Exercise description
Pictures within the data are to be left out; everything else must be reproduced exactly.

Data lines
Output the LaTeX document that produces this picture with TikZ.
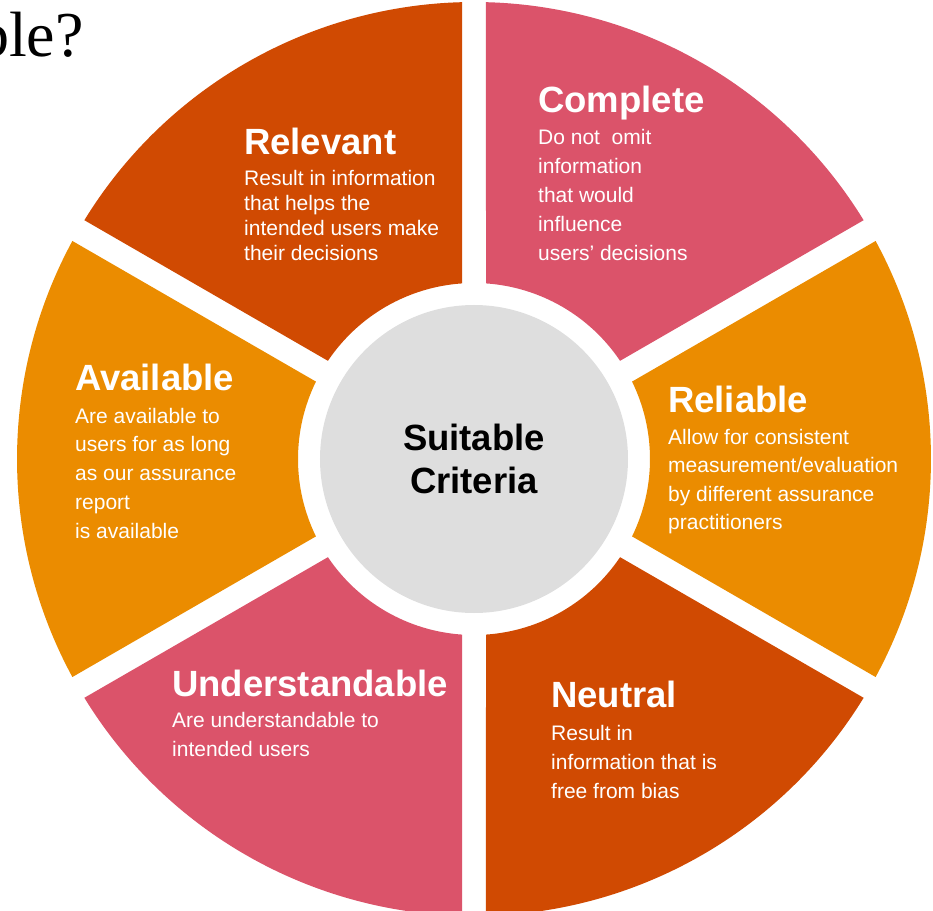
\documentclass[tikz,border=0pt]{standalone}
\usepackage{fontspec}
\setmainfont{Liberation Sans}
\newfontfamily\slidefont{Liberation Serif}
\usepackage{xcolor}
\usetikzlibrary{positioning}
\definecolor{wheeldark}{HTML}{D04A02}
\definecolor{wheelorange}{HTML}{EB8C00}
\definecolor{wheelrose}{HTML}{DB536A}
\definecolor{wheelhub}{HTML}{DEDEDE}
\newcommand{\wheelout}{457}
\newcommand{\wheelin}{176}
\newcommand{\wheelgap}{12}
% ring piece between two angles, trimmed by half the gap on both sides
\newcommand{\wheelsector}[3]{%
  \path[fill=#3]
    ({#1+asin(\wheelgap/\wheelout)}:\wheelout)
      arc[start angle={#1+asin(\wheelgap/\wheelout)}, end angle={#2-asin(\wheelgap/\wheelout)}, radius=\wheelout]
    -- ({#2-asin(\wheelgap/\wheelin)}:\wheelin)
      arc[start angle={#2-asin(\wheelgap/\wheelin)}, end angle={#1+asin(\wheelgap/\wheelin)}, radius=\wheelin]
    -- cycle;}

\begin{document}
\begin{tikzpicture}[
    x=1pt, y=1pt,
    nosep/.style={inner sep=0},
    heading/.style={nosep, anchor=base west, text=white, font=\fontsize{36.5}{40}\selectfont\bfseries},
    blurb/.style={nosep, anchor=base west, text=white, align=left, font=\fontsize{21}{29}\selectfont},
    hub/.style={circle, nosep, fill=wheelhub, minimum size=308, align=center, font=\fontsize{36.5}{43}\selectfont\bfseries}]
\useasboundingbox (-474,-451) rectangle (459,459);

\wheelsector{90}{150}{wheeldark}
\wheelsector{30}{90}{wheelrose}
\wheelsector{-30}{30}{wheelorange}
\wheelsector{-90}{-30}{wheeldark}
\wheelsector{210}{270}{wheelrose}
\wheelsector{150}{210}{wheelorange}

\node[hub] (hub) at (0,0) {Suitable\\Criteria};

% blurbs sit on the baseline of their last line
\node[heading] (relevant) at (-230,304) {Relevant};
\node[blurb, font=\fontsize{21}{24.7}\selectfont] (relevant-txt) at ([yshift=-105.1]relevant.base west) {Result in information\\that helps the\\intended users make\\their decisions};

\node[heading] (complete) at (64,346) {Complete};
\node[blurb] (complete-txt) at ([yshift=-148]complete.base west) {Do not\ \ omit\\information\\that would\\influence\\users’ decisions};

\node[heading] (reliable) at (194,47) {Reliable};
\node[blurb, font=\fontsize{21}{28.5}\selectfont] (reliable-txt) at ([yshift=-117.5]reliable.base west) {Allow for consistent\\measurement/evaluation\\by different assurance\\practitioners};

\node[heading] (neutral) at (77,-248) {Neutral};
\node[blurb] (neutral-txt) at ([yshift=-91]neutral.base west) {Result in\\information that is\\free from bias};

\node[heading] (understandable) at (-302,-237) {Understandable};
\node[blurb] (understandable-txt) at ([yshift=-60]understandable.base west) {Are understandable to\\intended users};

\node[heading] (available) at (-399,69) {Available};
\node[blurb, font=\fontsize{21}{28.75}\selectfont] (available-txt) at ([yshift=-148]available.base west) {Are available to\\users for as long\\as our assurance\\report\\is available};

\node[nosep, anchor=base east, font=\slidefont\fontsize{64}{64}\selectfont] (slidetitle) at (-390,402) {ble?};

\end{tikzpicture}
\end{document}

Written response
Output the LaTeX document that produces this picture with TikZ.
\documentclass[tikz,border=0pt]{standalone}
\usepackage{fontspec}
\setmainfont{Liberation Sans}
\newfontfamily\slidefont{Liberation Serif}
\usepackage{xcolor}
\usetikzlibrary{positioning}
\definecolor{wheeldark}{HTML}{D04A02}
\definecolor{wheelorange}{HTML}{EB8C00}
\definecolor{wheelrose}{HTML}{DB536A}
\definecolor{wheelhub}{HTML}{DEDEDE}
\newcommand{\wheelout}{457}
\newcommand{\wheelin}{176}
\newcommand{\wheelgap}{12}
% ring piece between two angles, trimmed by half the gap on both sides
\newcommand{\wheelsector}[3]{%
  \path[fill=#3]
    ({#1+asin(\wheelgap/\wheelout)}:\wheelout)
      arc[start angle={#1+asin(\wheelgap/\wheelout)}, end angle={#2-asin(\wheelgap/\wheelout)}, radius=\wheelout]
    -- ({#2-asin(\wheelgap/\wheelin)}:\wheelin)
      arc[start angle={#2-asin(\wheelgap/\wheelin)}, end angle={#1+asin(\wheelgap/\wheelin)}, radius=\wheelin]
    -- cycle;}

\begin{document}
\begin{tikzpicture}[
    x=1pt, y=1pt,
    nosep/.style={inner sep=0},
    heading/.style={nosep, anchor=base west, text=white, font=\fontsize{36.5}{40}\selectfont\bfseries},
    blurb/.style={nosep, anchor=base west, text=white, align=left, font=\fontsize{21}{29}\selectfont},
    hub/.style={circle, nosep, fill=wheelhub, minimum size=308, align=center, font=\fontsize{36.5}{43}\selectfont\bfseries}]
\useasboundingbox (-474,-451) rectangle (459,459);

\wheelsector{90}{150}{wheeldark}
\wheelsector{30}{90}{wheelrose}
\wheelsector{-30}{30}{wheelorange}
\wheelsector{-90}{-30}{wheeldark}
\wheelsector{210}{270}{wheelrose}
\wheelsector{150}{210}{wheelorange}

\node[hub] (hub) at (0,0) {Suitable\\Criteria};

% blurbs sit on the baseline of their last line
\node[heading] (relevant) at (-230,304) {Relevant};
\node[blurb, font=\fontsize{21}{24.7}\selectfont] (relevant-txt) at ([yshift=-105.1]relevant.base west) {Result in information\\that helps the\\intended users make\\their decisions};

\node[heading] (complete) at (64,346) {Complete};
\node[blurb] (complete-txt) at ([yshift=-148]complete.base west) {Do not\ \ omit\\information\\that would\\influence\\users’ decisions};

\node[heading] (reliable) at (194,47) {Reliable};
\node[blurb, font=\fontsize{21}{28.5}\selectfont] (reliable-txt) at ([yshift=-117.5]reliable.base west) {Allow for consistent\\measurement/evaluation\\by different assurance\\practitioners};

\node[heading] (neutral) at (77,-248) {Neutral};
\node[blurb] (neutral-txt) at ([yshift=-91]neutral.base west) {Result in\\information that is\\free from bias};

\node[heading] (understandable) at (-302,-237) {Understandable};
\node[blurb] (understandable-txt) at ([yshift=-60]understandable.base west) {Are understandable to\\intended users};

\node[heading] (available) at (-399,69) {Available};
\node[blurb, font=\fontsize{21}{28.75}\selectfont] (available-txt) at ([yshift=-148]available.base west) {Are available to\\users for as long\\as our assurance\\report\\is available};

\node[nosep, anchor=base east, font=\slidefont\fontsize{64}{64}\selectfont] (slidetitle) at (-390,402) {ble?};

\end{tikzpicture}
\end{document}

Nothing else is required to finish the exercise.